Aktuell verfügt das Förderzentrum an der René-Schickele-Straße neben der Turnhalle über zwei umgebaute Umkleidekabinen. Ganz neu gestaltet wurde auch die ehemalige Jungen-Dusche. Dort entstand ein ganz spezieller Ruheraum mit besonderen Lichteffekten.

Derzeit nutzen Hunderte Kinder die Therapieangebote des Förderzentrums. Auch Schüler der Förderschulen kommen regelmäßig. Deshalb hegt Lensing-Conrady einen großen Wunsch. "Wir würden uns gerne ausdehnen. Um sinnvoll zu arbeiten, brauchen wir dringend eine größere Bewegungsfläche sowie Seminarräume.

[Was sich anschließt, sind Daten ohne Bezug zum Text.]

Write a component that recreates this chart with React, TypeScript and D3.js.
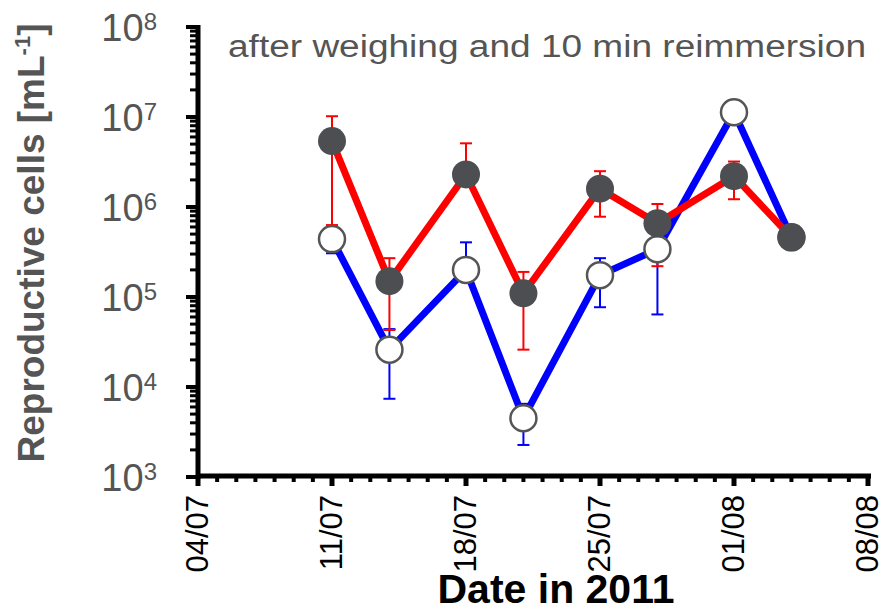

Und auch ein angemessener Aufenthaltsraum für Eltern, deren Kinder gerade betreut werden, wäre schön", wünscht sich der Geschäftsführer für die Zukunft.

Zur Person

Der 1923 in Eisenach geborene Professor Ernst Jonny Kiphard wird in Deutschland als "Vater der Psychomotorik" bezeichnet, weil er seit den 1950er Jahren unterschiedliche pädagogische und therapeutische Ansätze zum Konzept "Psychomotorik" verschmolzen hat.

Von 1980 bis 1989 lehrte er an der Frankfurter Universität. 1992 wurde in Bonn das "Förderzentrum E. J. Kiphard - Rheinische Modelleinrichtung für Psychomotorik" eröffnet, 2009 wurde die E. J. Kiphard - Stiftung gegründet. Am 27. Juli 2010 starb Professor Ernst Jonny Kiphard. Seine letzte Ruhestätte fand er im Mausoleum Carstanjen in Bonn-Plittersdorf.